For several years, web application developers have been trapped between too much and too little. A servlet container like Tomcat doesn't provide all the infrastructure they need, missing critical items like transaction management, persistence and container managed beans. But many teams also feel that Java EE containers like JBoss have been forcing stuff down their throats that they simply don't need or want to know about. They don't need or want a CORBA ORB, support for EJB 2.x, a web service stack, EARs, remote EJBs, etc.

Meanwhile, vendors like JBoss have also been trapped. The EE brand is important to us since it signals to our customers that code written for our platform is portable to other implementations of Java EE, and that existing applications that were written for our competitors' products can easily be ported to run on our platform. Unsurprisingly, we share the opinion of many developers regarding the usefulness of certain technologies that were required by Java EE. For example, most of us were shaking our heads in astonished despair while the lemmings were following each other off the WS-WXYZ cliff a couple of years ago. What we've had to do is quietly implement these bits and then hope that our users don't actually use them for anything.

Other vendors, such as Caucho, chose a different path. A small company, the cost of implementing everything that was required by Java EE, including many technologies that just weren't interesting to their customers, was simply too great a burden. So they provided a servlet container, with a partial implementation of certain EE APIs. Of course, potential customers could never be certain about portability between Resin and other servers.

In this confusing environment, many developers rejected EE, and cobbled together their own stack of technologies based upon a plain servlet container like Tomcat. Since integrating these technologies was difficult - servlet containers have never provided much support for framework integration - solutions like the Spring framework popped up, with pre-built integration for a wide variety of technologies. Spring eventually involved into a proprietary container that competes with the EE platform.
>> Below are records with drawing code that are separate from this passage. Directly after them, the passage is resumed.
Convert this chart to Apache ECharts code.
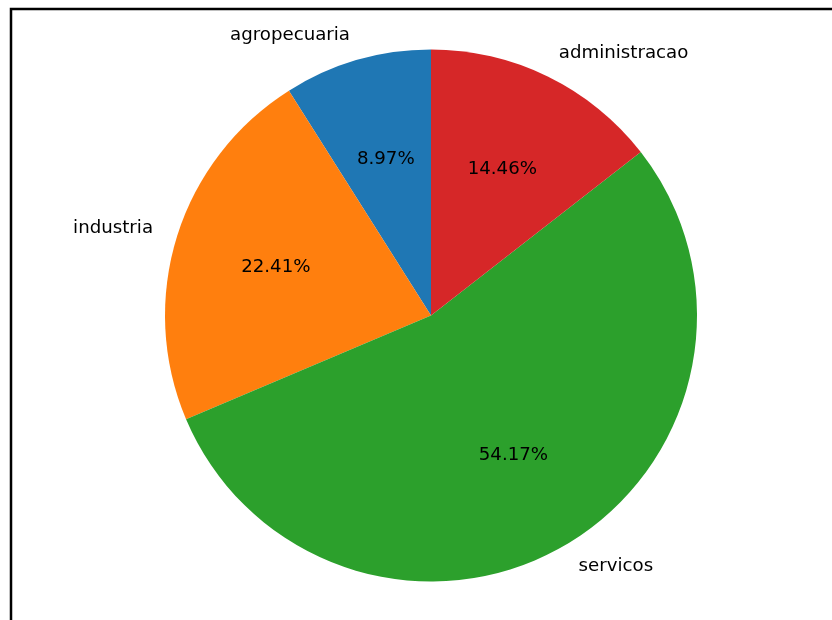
<!DOCTYPE html>
<html>
<head>
<meta charset="utf-8">
<script src="https://cdn.jsdelivr.net/npm/echarts@6/dist/echarts.min.js"></script>
<style>
html,body{margin:0;padding:0;background:#fff;}
#chart{width:832px;height:620px;}
</style>
</head>
<body>
<div id="chart"></div>
<script>
const categories = ['agropecuaria', 'industria', 'servicos', 'administracao'];
const shares = [8.97, 22.41, 54.17, 14.46];
const colors = ['#1f77b4', '#ff7f0e', '#2ca02c', '#d62728'];

const R = 266;
const center = [431, 315.5];
const FONT = 'DejaVu Sans';
const FS = 18.2;

const data = categories.map((c, i) => ({ name: c, value: shares[i], itemStyle: { color: colors[i] } }));

const chart = echarts.init(document.getElementById('chart'), null, { renderer: 'canvas' });
chart.setOption({
  animation: false,
  backgroundColor: '#ffffff',
  graphic: [{
    type: 'rect',
    shape: { x: 11, y: 9, width: 900, height: 700 },
    style: { fill: 'none', stroke: '#000', lineWidth: 2.5 },
    silent: true
  }],
  series: [
    {
      type: 'pie',
      center: center,
      radius: [0, R],
      startAngle: 90,
      clockwise: false,
      avoidLabelOverlap: false,
      silent: true,
      data: data,
      itemStyle: { borderWidth: 0 },
      emphasis: { disabled: true },
      label: {
        show: true,
        position: 'outside',
        formatter: '{b}',
        fontFamily: FONT,
        fontSize: FS,
        color: '#000',
        distanceToLabelLine: 0,
        alignTo: 'none'
      },
      labelLine: { show: false, length: R * 0.095, length2: 0 }
    },
    {
      type: 'pie',
      center: center,
      radius: [0, R * 1.2],
      startAngle: 90,
      clockwise: false,
      avoidLabelOverlap: false,
      silent: true,
      z: 5,
      data: data.map(d => ({ name: d.name, value: d.value, itemStyle: { color: 'rgba(0,0,0,0)' } })),
      itemStyle: { borderWidth: 0 },
      emphasis: { disabled: true },
      label: {
        show: true,
        position: 'inside',
        formatter: p => p.value.toFixed(2) + '%',
        fontFamily: FONT,
        fontSize: FS,
        color: '#000'
      },
      labelLine: { show: false }
    }
  ]
});
</script>
</body>
</html>
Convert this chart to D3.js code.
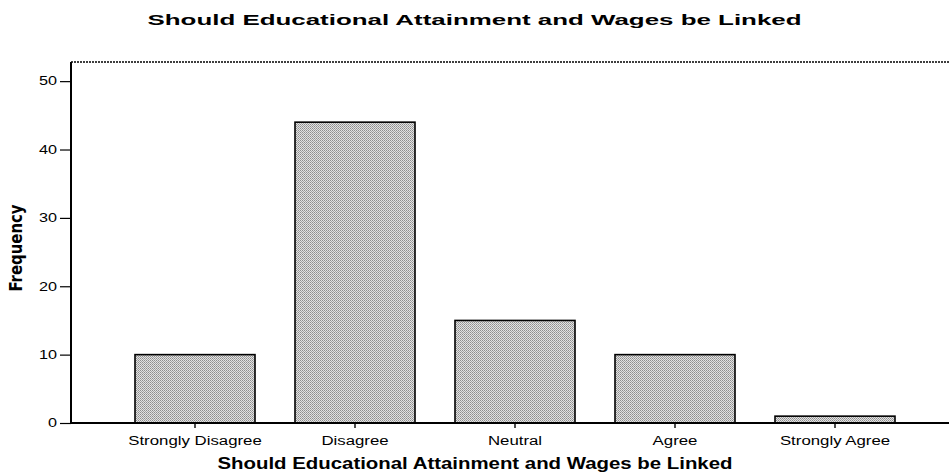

Unfortunately, the proprietary nature of Spring has resulted in vendor lock-in and slower innovation. Innovation in Spring has been so slow that Spring itself now looks decidedly creaky and old-fashioned compared to technologies like CDI that arrived much later.

Java web development is now so fractured that it's very difficult for framework developers like me to write code that works in all these environments. For example, transaction management, for which a complete, standard, solution has been available since 2002, is now a total mess.

Here's how Java EE 6 changes all this.

The Java EE Web Profile defines a smaller container, with just the technologies that most developers really need: servlets, JPA, JTA, CDI, EJB Lite. That makes EE easier to implement, which might result in a more vibrant market, with more implementations, and shorter release cycles. It definitely removes the main reason many developers give for not adopting Java EE.

Even better, the CDI portable extension SPI makes it much easier to integrate technologies into the Java EE environment. And, since some CDI implementations also run in a plain servlet container like Tomcat, CDI can also serve as a foundation for integrating technologies into these environments.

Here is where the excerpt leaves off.